Check this book out at: Goodreads

Synopsis:

In the first year after her child is born, Jane suffers a series of strange episodes: amnesia, premonitions, hallucinations, and an inexplicable sense of dread. As her psychiatrist struggles to solve the mystery of what is happening to Jane’s mind, she suddenly goes missing. A day later she is found unconscious in Brooklyn’s Prospect Park, in the midst of what seems to be an episode of dissociative fugue; when she comes to, she has no memory of what has happened to her.

Are Jane’s strange experiences related to the overwhelm of single motherhood, or are they the manifestation of a long-buried trauma from her past? Why is she having visions of a young man who died twenty years ago, who warns her of a disaster ahead? Jane’s symptoms lead her psychiatrist ever-deeper into the furthest reaches of her mind, and cause him to question everything he thought he knew about so-called reality—including events in his own life.

Why this caught my eye:

This book sounds really good as a psychological trauma. The period after having a baby is such an intense time, and even if everything is going normally it’s very common to feel like you are a stranger to yourself. When it goes badly, it goes really badly.

The Otherwhere Post by Emily J. Taylor

Expected publication: February 25, 2025 by G.P. Putnam’s Sons

Check this book out at: Goodreads

Synopsis:

Seven years ago, Maeve Abenthy lost her world, her father, even her name. Desperate to escape the stain of her father’s crimes, she lives under a fake name, never staying in one place long enough to put down roots.

Then she receives a mysterious letter with four impossible words Your father was innocent.

To uncover the truth, she poses as an apprentice for the Otherwhere Post, where she’ll be trained in the art of scriptomancy—the dangerous magic that allows couriers to enchant letters and deliver them to other worlds. But looking into her father’s past draws more attention than she’d planned.

Her secretive, infuriatingly handsome mentor knows she’s lying about her identity, and time is running out to convince him to trust her. Worse, she begins to receive threatening letters, warning her to drop her investigation—or else. For Maeve to unravel the mystery of what happened seven years ago, she may have to forfeit her life.

Why this caught my eye:

I love magical worlds, they are so much fun to immerse yourself into. I like the sound of this one with the blend of a magical fantasy and a mystery.

The Beasts We Bury by D.L. Taylor

Expected publication: February 4, 2024 by Henry Holt & Co

Check this book out at: Goodreads

Synopsis:

Daughter and heir to the throne, Mancella Cliff yearns for a life without bloodshed. But as a child, she emerged from the Broken Citadel with the power to summon animals—only after killing them with her bare hands. Her magic is a constant reminder of the horrors her father, the ruler of the realm, has forced upon her to strengthen their power.

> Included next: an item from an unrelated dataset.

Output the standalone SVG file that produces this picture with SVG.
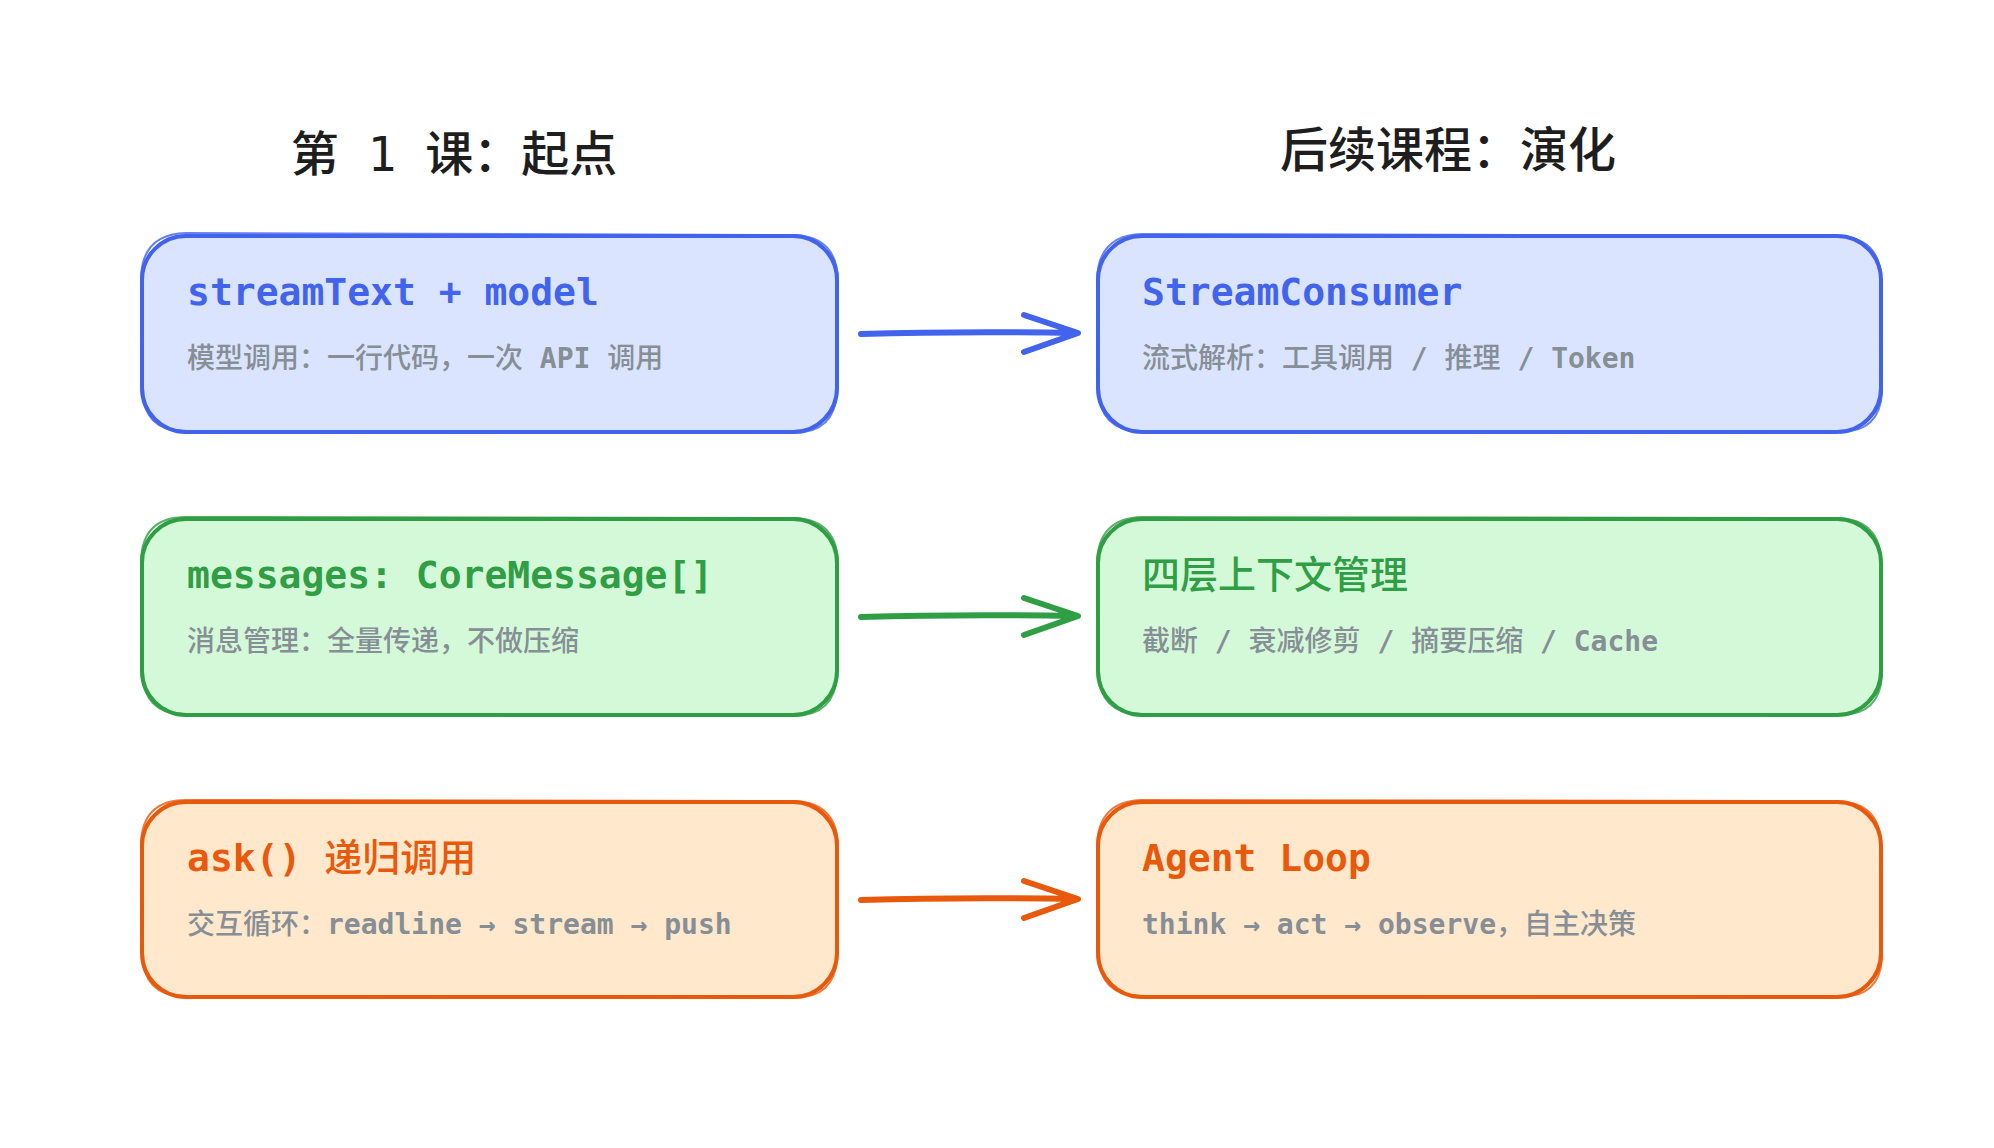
<svg xmlns="http://www.w3.org/2000/svg" width="1994" height="1148" viewBox="0 0 1994 1148">
<defs>
<style>
.head{font-family:"DejaVu Sans Mono","Noto Sans CJK SC",monospace;font-size:48px;font-weight:500;fill:#1e1e1e;text-anchor:middle}
.t{font-family:"DejaVu Sans Mono","Noto Sans CJK SC",monospace;font-size:38px;font-weight:bold}
.s{font-family:"DejaVu Sans Mono","Noto Sans CJK SC",monospace;font-size:28px;font-weight:500;fill:#868e96}
.b{font-weight:bold}
.c{font-weight:500}
.box{stroke-width:4;stroke-linejoin:round}
.box2{fill:none;stroke-width:2;opacity:0.8}
.blue .box,.blue .box2{stroke:#4263eb}.blue .box{fill:#dbe4ff}.blue .t{fill:#4263eb}
.green .box,.green .box2{stroke:#2f9e44}.green .box{fill:#d3f9d8}.green .t{fill:#2f9e44}
.orange .box,.orange .box2{stroke:#e8590c}.orange .box{fill:#ffe8cc}.orange .t{fill:#e8590c}
.arr{fill:none;stroke-width:6;stroke-linecap:round;stroke-linejoin:round}
</style>
</defs>
<rect width="1994" height="1148" fill="#ffffff"/>
<text class="head" x="454" y="171">第 1 课：起点</text>
<text class="head" x="1448" y="167">后续课程：演化</text>

<g id="node-streamtext" class="blue">
<rect class="box" x="142" y="236" width="695" height="196" rx="44"/>
<path class="box2" d="M186 233 L795 235 Q838 237 838 282 L837 392 Q835 433 793 433 L183 431 Q143 430 143 390 L141 278 Q142 234 186 233Z"/>
<text class="t" x="187" y="305">streamText + model</text>
<text class="s" x="187" y="368">模型调用：一行代码，一次 <tspan class="b">API</tspan> 调用</text>
</g>
<g id="node-streamconsumer" class="blue">
<rect class="box" x="1098" y="236" width="783" height="196" rx="44"/>
<path class="box2" d="M1142 234 L1838 236 Q1882 238 1881 282 L1882 392 Q1880 433 1838 432 L1140 431 Q1099 430 1099 390 L1097 280 Q1098 235 1142 234Z"/>
<text class="t" x="1142" y="305">StreamConsumer</text>
<text class="s" x="1142" y="368">流式解析：工具调用 <tspan class="b">/</tspan> 推理 <tspan class="b">/ Token</tspan></text>
</g>
<g id="node-messages" class="green">
<rect class="box" x="142" y="519" width="695" height="196" rx="44"/>
<path class="box2" d="M186 517 L795 518 Q838 520 838 565 L837 675 Q835 716 793 716 L183 714 Q143 713 143 673 L141 561 Q142 517 186 517Z"/>
<text class="t" x="187" y="588">messages: CoreMessage[]</text>
<text class="s" x="187" y="651">消息管理：全量传递，不做压缩</text>
</g>
<g id="node-context" class="green">
<rect class="box" x="1098" y="519" width="783" height="196" rx="44"/>
<path class="box2" d="M1142 517 L1838 518 Q1882 520 1881 565 L1882 675 Q1880 716 1838 715 L1140 714 Q1099 713 1099 673 L1097 563 Q1098 518 1142 517Z"/>
<text class="t c" x="1142" y="588">四层上下文管理</text>
<text class="s" x="1142" y="651">截断 <tspan class="b">/</tspan> 衰减修剪 <tspan class="b">/</tspan> 摘要压缩 <tspan class="b">/ Cache</tspan></text>
</g>
<g id="node-ask" class="orange">
<rect class="box" x="142" y="802" width="695" height="195" rx="44"/>
<path class="box2" d="M186 800 L795 801 Q838 803 838 848 L837 958 Q835 998 793 998 L183 996 Q143 995 143 955 L141 844 Q142 800 186 800Z"/>
<text class="t" x="187" y="871">ask() <tspan class="c">递归调用</tspan></text>
<text class="s" x="187" y="934">交互循环：<tspan class="b">readline → stream → push</tspan></text>
</g>
<g id="node-agentloop" class="orange">
<rect class="box" x="1098" y="802" width="783" height="195" rx="44"/>
<path class="box2" d="M1142 800 L1838 801 Q1882 803 1881 848 L1882 958 Q1880 998 1838 997 L1140 996 Q1099 995 1099 955 L1097 846 Q1098 801 1142 800Z"/>
<text class="t" x="1142" y="871">Agent Loop</text>
<text class="s" x="1142" y="934"><tspan class="b">think → act → observe</tspan>，自主决策</text>
</g>

<g id="connectors">
<path class="arr" stroke="#4263eb" d="M861 334 Q960 331 1077 333 M1024 315 L1078 333 L1024 352"/>
<path class="arr" stroke="#2f9e44" d="M861 617 Q960 614 1077 616 M1024 598 L1078 616 L1024 635"/>
<path class="arr" stroke="#e8590c" d="M861 900 Q960 897 1077 899 M1024 881 L1078 899 L1024 918"/>
</g>
</svg>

Silver is a charming thief struggling to survive in a world torn apart by Mancella’s father’s reign. When a mysterious benefactor recruits him for the heist of a lifetime, a chance to rob the castle, Silver relishes the opportunity for a real future—and revenge. But he’ll have to manipulate Mance and earn her trust to pull it off.

As the deception and carnage mount, Mance must find a way to save her realm without becoming the ruthless monster she’s been bred to be. And when Silver discovers that his actions are fueling the violence that Mance wants to prevent, he’ll have to choose between his ambition and the girl he’s falling for.

Why this caught my eye:

For the most part this sounds like a typical young adult book about an heir to a magical throne who falls in love with a potential usurper. I’ve read lots of books like that, but they can be very entertaining. And I like this idea of the magical heir being able to summon animals, that’s a unique idea that I haven’t seen before. Also this cover is very beautiful and complex, it took me a few looks to notice the creature in the flowers.